Full of wild swings and curves and yet hypnotic with its mantra-like repetitions, this unusual hotel as conceived by the young poet has an equally unusual persona worthy of Alice’s initial foray into Wonderland, ending somehow with a meow from a probable Cheshire Cat, Puss in Boots, or even Cat in the Hat as Mad Hatter.
A few years older than Maxine but not yet quite 30 is the surprising Mookie Katigbak, whose debut collection The Proxy Eros (Anvil) was released late last year and has since quietly taken local literary circles if not by storm, then by low-pressure area.
A series of lyric implosions the Proxy Eros is, from a well-workshopped voice spanning oceans.
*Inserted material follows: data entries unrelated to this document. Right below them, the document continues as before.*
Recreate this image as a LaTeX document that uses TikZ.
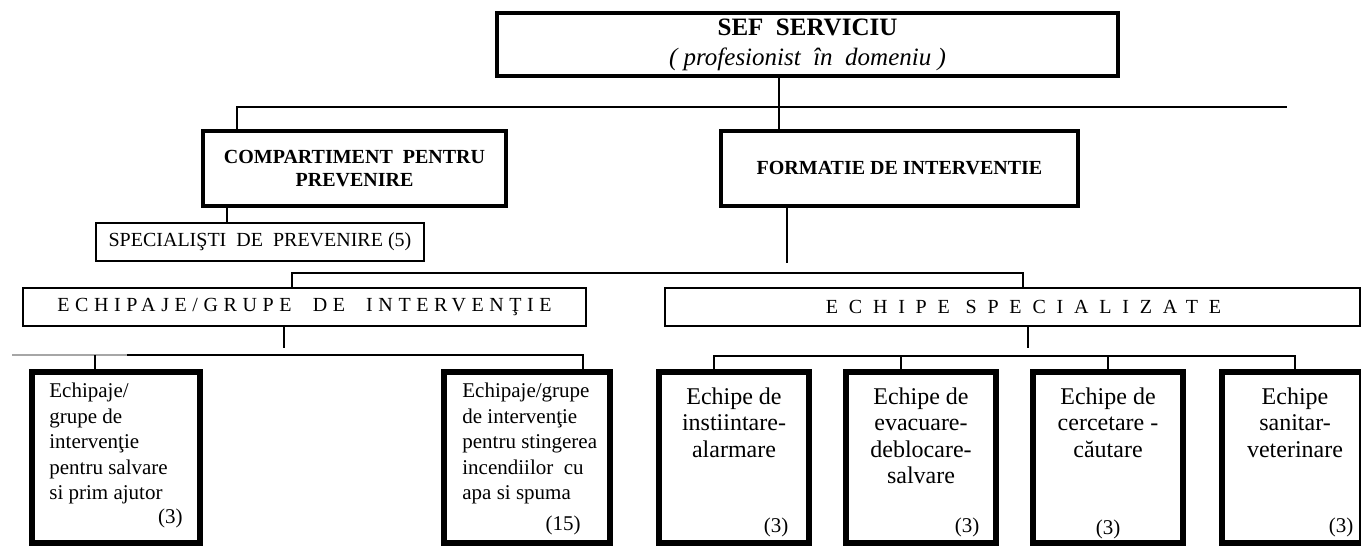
\documentclass[tikz,border=0pt]{standalone}
\usepackage{fontspec}
\setmainfont{Liberation Serif}

\begin{document}
\begin{tikzpicture}[x=0.5pt,y=-0.5pt]
	\tikzstyle{every node}=[inner sep=0pt, rectangle]
	\tikzstyle{headbox}=[draw, line width=2.2pt, align=center]
	\tikzstyle{teambox}=[draw, line width=2.6pt, minimum height=85.5pt]
	\tikzstyle{flatbox}=[draw, line width=0.7pt, align=center, minimum height=19pt]
	\tikzstyle{wire}=[line width=0.7pt]
	\tikzstyle{teamtext}=[anchor=north west, align=left, font=\fontsize{10.5}{12.75}\selectfont]
	\tikzstyle{spectext}=[anchor=north, align=center, font=\fontsize{12}{13.3}\selectfont]
	\tikzstyle{count}=[font=\fontsize{10.5}{12}\selectfont]
	\useasboundingbox (0,0) rectangle (1361,546);
	\draw (807.5,44.5) node (sef) [headbox, minimum width=310.5pt, minimum height=31.5pt, font=\fontsize{12.5}{15}\selectfont] {\textbf{SEF~~SERVICIU}\\\textit{( profesionist~~în~~domeniu )}};
	\draw (354.5,168.5) node (comp) [headbox, minimum width=151.5pt, minimum height=37.5pt, font=\fontsize{10}{11.5}\selectfont\bfseries] {COMPARTIMENT~~PENTRU\\PREVENIRE};
	\draw (899.5,168.5) node (form) [headbox, minimum width=178.5pt, minimum height=37.5pt, font=\fontsize{10}{11.5}\selectfont\bfseries] {FORMATIE~DE~INTERVENTIE};
	\draw (260,242) node (spec) [flatbox, minimum width=164pt, font=\fontsize{10}{12}\selectfont] {SPECIALIŞTI~~DE~~PREVENIRE~(5)};
	\draw (304.5,307) node (echi) [flatbox, minimum width=281.5pt, font=\fontsize{10}{12}\selectfont\addfontfeature{LetterSpace=28}] {ECHIPAJE/GRUPE~~DE~~INTERVENŢIE};
	\draw (1012.5,307) node (echs) [flatbox, minimum width=347.5pt, font=\fontsize{10}{12}\selectfont\addfontfeature{LetterSpace=54}] {\hspace*{11pt}ECHIPE~SPECIALIZATE};
	\draw (116,457.5) node (salv) [teambox, minimum width=84pt] {};
	\draw (527,457.5) node (stin) [teambox, minimum width=83pt] {};
	\draw (734,457.5) node (inst) [teambox, minimum width=75pt] {};
	\draw (921,457.5) node (evac) [teambox, minimum width=75pt] {};
	\draw (1108,457.5) node (cerc) [teambox, minimum width=75pt] {};
	\draw (1292,457.5) node (sanit) [teambox, minimum width=70pt] {};
	\draw (49,383) node (salvt) [teamtext] {Echipaje/\\grupe de\\intervenţie\\pentru salvare\\si prim ajutor};
	\draw (183,518) node (salvn) [count, anchor=east] {(3)};
	\draw (462,383) node (stint) [teamtext] {Echipaje/grupe\\de intervenţie\\pentru stingerea\\incendiilor~ cu\\apa si spuma};
	\draw (581,525) node (stinn) [count, anchor=east] {(15)};
	\draw (734,387) node (instt) [spectext] {Echipe de\\instiintare-\\alarmare};
	\draw (921,387) node (evact) [spectext] {Echipe de\\evacuare-\\deblocare-\\salvare};
	\draw (1108,387) node (cerct) [spectext] {Echipe de\\cercetare -\\căutare};
	\draw (1295,387) node (sanitt) [spectext] {Echipe\\sanitar-\\veterinare};
	\draw (776,527) node (instn) [count] {(3)};
	\draw (967,527) node (evacn) [count] {(3)};
	\draw (1108,529) node (cercn) [count] {(3)};
	\draw (1341,527) node (sanitn) [count] {(3)};
	\coordinate (topl) at (237,107);
	\coordinate (topm) at (779,107);
	\coordinate (topr) at (1287,107);
	\draw[wire] (comp.north -| topl) -- (topl) -- (topr);
	\draw[wire] (sef.south -| topm) -- (form.north -| topm);
	\coordinate (compd) at (227,215);
	\draw[wire] (comp.south -| compd) -- (spec.north -| compd);
	\coordinate (formd) at (787,263);
	\draw[wire] (form.south -| formd) -- (formd);
	\coordinate (midl) at (292,273);
	\coordinate (midr) at (1023,273);
	\draw[wire] (echi.north -| midl) -- (midl) -- (midr) -- (echs.north -| midr);
	\coordinate (echid) at (284,348);
	\draw[wire] (echi.south -| echid) -- (echid);
	\coordinate (lowl) at (12,355);
	\coordinate (lowg) at (127,355);
	\coordinate (lowr) at (583,355);
	\coordinate (salvd) at (95,355);
	\draw[wire] (lowl) -- (lowr) -- (stin.north -| lowr);
	\draw[gray!70, line width=1.1pt] (lowl) -- (lowg);
	\draw[wire] (salvd) -- (salv.north -| salvd);
	\coordinate (echsd) at (1028,348);
	\draw[wire] (echs.south -| echsd) -- (echsd);
	\coordinate (spl) at (714,356);
	\coordinate (spm) at (901,356);
	\coordinate (spr) at (1295,356);
	\draw[wire] (inst.north -| spl) -- (spl) -- (spr) -- (sanit.north -| spr);
	\draw[wire] (spm) -- (evac.north -| spm);
	\draw[wire] (cerc.north |- spm) -- (cerc.north);
\end{tikzpicture}
\end{document}
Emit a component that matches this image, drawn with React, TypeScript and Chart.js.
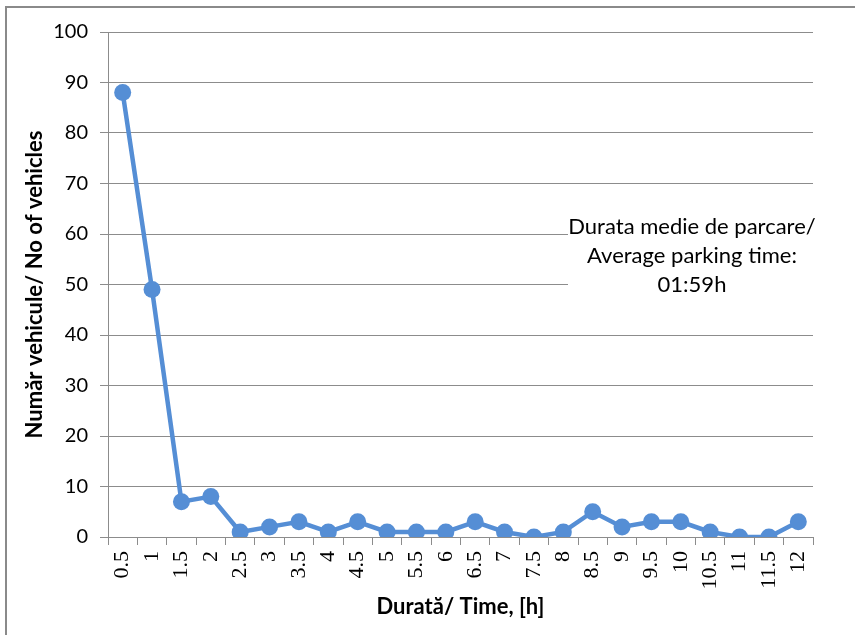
import React, { useEffect, useRef } from "react";
import { Chart, registerables } from "chart.js";

Chart.register(...registerables);

const categories = ["0.5","1","1.5","2","2.5","3","3.5","4","4.5","5","5.5","6","6.5","7","7.5","8","8.5","9","9.5","10","10.5","11","11.5","12"];
const vehicles = [88, 49, 7, 8, 1, 2, 3, 1, 3, 1, 1, 1, 3, 1, 0, 1, 5, 2, 3, 3, 1, 0, 0, 3];
const yTitle = "Număr vehicule/ No of vehicles";
const xTitle = "Durată/ Time, [h]";
const noteLines = ["Durata medie de parcare/", "Average parking time:", "01:59h"];

const SANS = "Lato, 'Open Sans', sans-serif";
const SERIF = "'Liberation Serif', serif";
const GRID = "#8c8c8c";
const BLUE = "#558ED5";

const decorPlugin = {
  id: "decor",
  beforeDraw(chart: any) {
    const ctx = chart.ctx;
    ctx.save();
    ctx.fillStyle = "#ffffff";
    ctx.fillRect(0, 0, chart.width, chart.height);
    ctx.strokeStyle = "#8a8a8a";
    ctx.lineWidth = 2;
    ctx.strokeRect(6, 7, chart.width + 20, chart.height + 20);
    ctx.restore();
  },
  afterDatasetsDraw(chart: any) {
    const ctx = chart.ctx;
    ctx.save();
    ctx.fillStyle = "#ffffff";
    ctx.fillRect(568, 208, 256, 92);
    ctx.fillStyle = "#000000";
    ctx.font = "22px " + SANS;
    ctx.textAlign = "center";
    ctx.textBaseline = "middle";
    noteLines.forEach((t, i) => ctx.fillText(t, 692, 227 + i * 29));
    ctx.restore();
  },
};

export default function App() {
  const ref = useRef<HTMLCanvasElement>(null);
  useEffect(() => {
    document.body.style.margin = "0";
    const chart = new Chart(ref.current!, {
      type: "line",
      data: {
        labels: categories,
        datasets: [
          {
            data: vehicles,
            borderColor: BLUE,
            backgroundColor: BLUE,
            borderWidth: 4.5,
            pointRadius: 8.5,
            pointHoverRadius: 8.5,
            pointBackgroundColor: BLUE,
            pointBorderColor: BLUE,
            pointBorderWidth: 0,
            tension: 0,
          },
        ],
      },
      options: {
        animation: false,
        responsive: false,
        events: [],
        layout: { padding: { top: 32, right: 42, left: 0, bottom: 0 } },
        plugins: { legend: { display: false }, tooltip: { enabled: false } },
        scales: {
          x: {
            type: "category",
            offset: true,
            grid: {
              drawOnChartArea: false,
              drawTicks: true,
              tickLength: 8,
              color: GRID,
              offset: true,
            },
            border: { color: GRID, width: 1 },
            ticks: {
              maxRotation: 90,
              minRotation: 90,
              autoSkip: false,
              padding: 6,
              color: "#000",
              font: { family: SERIF, size: 22 },
            },
            title: {
              display: true,
              text: xTitle,
              color: "#000",
              font: { family: SANS, size: 22, weight: "bold" },
              padding: { top: 0, bottom: 15 },
            },
            afterFit(scale: any) {
              scale.height = 98;
            },
          },
          y: {
            min: 0,
            max: 100,
            ticks: {
              stepSize: 10,
              padding: 12,
              color: "#000",
              font: { family: SANS, size: 20 },
            },
            grid: { color: GRID, tickLength: 8 },
            border: { color: GRID, width: 1 },
            title: {
              display: true,
              text: yTitle,
              color: "#000",
              font: { family: SANS, size: 22, weight: "bold" },
              padding: { top: 22, bottom: 0 },
            },
            afterFit(scale: any) {
              scale.width = 108;
            },
          },
        },
      },
      plugins: [decorPlugin],
    } as any);
    return () => chart.destroy();
  }, []);
  return (
    <div style={{ position: "absolute", left: 0, top: 0, width: 855, height: 635 }}>
      <canvas ref={ref} width={855} height={635} style={{ width: 855, height: 635, display: "block" }} />
    </div>
  );
}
Yet Mookie is able to transcend any latent self-consciousness of the hovering objective correlative, and winds up sounding wise beyond her years.
Katigbak, sometimes also known as Ana Maria, comes from that rising generation of poets that includes her fellow Ateneans Naya Valdellon and Mikael de Lara Co, Joel Toledo, Lourd de Veyra.
There is one poem of hers (“Nostalgia”) where home is seen like a waystation, and where the suitcase is always waiting, the persona apprehensive that she may be late for an appointment or rendezvous with a possible lover or gory parturition.
There’s a phrase that’s repeated at least twice in two poems, like “a partial view of an entire thing” (“As If and What in the World Have You Found Out”), almost as if the reader were a card shark slowly trying to decipher the card underneath, which contains the poet’s quicksilver signs.
There’s a poem titled “Intermediate Geography,” which we recognize to be a spawn of Gamalinda and Evasco, only better, because wilder than the wind when an angel is on the hill.
The shorter poems too are a delight, kind of Emily Dickinson meets post-New Criticism meets Borobudur auction house in the “summer before boys” whose gender-bending lyricism would confuse even the great Cesar Ruiz in far-off Dumaguete.
Who would have thought this slight quiet poet, many years later after taking a walk through glittery Policarpio Street during a holiday time hand in hand with a boy not more than 12 and with a common friend now dead, would write stuff strong as this?
Memorable too is her poem on her parents conversing on a certain half-forgotten topic, which the poet crystallizes in her work that is all ears, full of beauty and terror, Mookie having nurtured the muses and nursed other fragrant demons as well.
Last but not least of the first book poets is Durado, who writes in Cebuano out of the south, and Dili Tanang Matagak Mahagbong (Not All that Drops Falls) has the Tacloban-based poet Merlie Alunan translating the works of the habalhabal poet, defying the laws of Newton and all his little green apples in the process.
Thanks to Alunan, us non-native speakers with only an affinity for the southern cross can appreciate the verses of Durado, whose sketchy biographical note only adds to the mystery.
With a foreword by the equally mysterious Butch Bandillo, now the country’s envoy to Dubai, this modest collection printed on recycled paper by Arteismus publishing reinforces an old notion of Neruda, that poetry may be poor and simple and of this earth, but even in its most unassuming form can be mystical if not altogether transcendent.
The seemingly commonplace and everyday have a sense of the sublime, and it may be correct to surmise that not much is lost in the most inspired translations.
“A Poem Babe While We’re on This Fuckin Ride” is as good a poem as any to start a first volume, riding on sheer velocity and the speed lyric of the moment.
A section deals with rain and other water images, which the poet is most at home with, the sea being second nature to Visayans.
There are dabs of impressionism as in the windows and doors closing as the monsoon approaches, and some abject realism too as in the puzzling parable on one who offers a plastic flower to a ladylove, in memory of lovers slain by a jealous husband and a family poisoned by a rotten fish they shared for dinner.
There’s the funny absurd tale about a wife beater drunk on sioktong who gets hacked to death by his spouse, and whose corpse thereafter is made to feed the family for a week, with the child persona blaming it all nonchalantly on the kulafu.
If he reads this good in English how much more in the original, which we assume to be very Cebuano and with that unmistakable southern feel, even we who haven’t been down to those provinces in years can revel in the local color courtesy of this son of the sea-swept islands, it’s like tasting the old binakhaw and balbacua again.
(Oops, wrong context. In the Dec. 29 column, the phrase “That’s what you deserve” was uttered by Nick Joaquin not to F. Sionil Jose but to Krip Yuson who was taking his picture and Nick just swished his hankie at the camera. Apologies to Mr. Jose).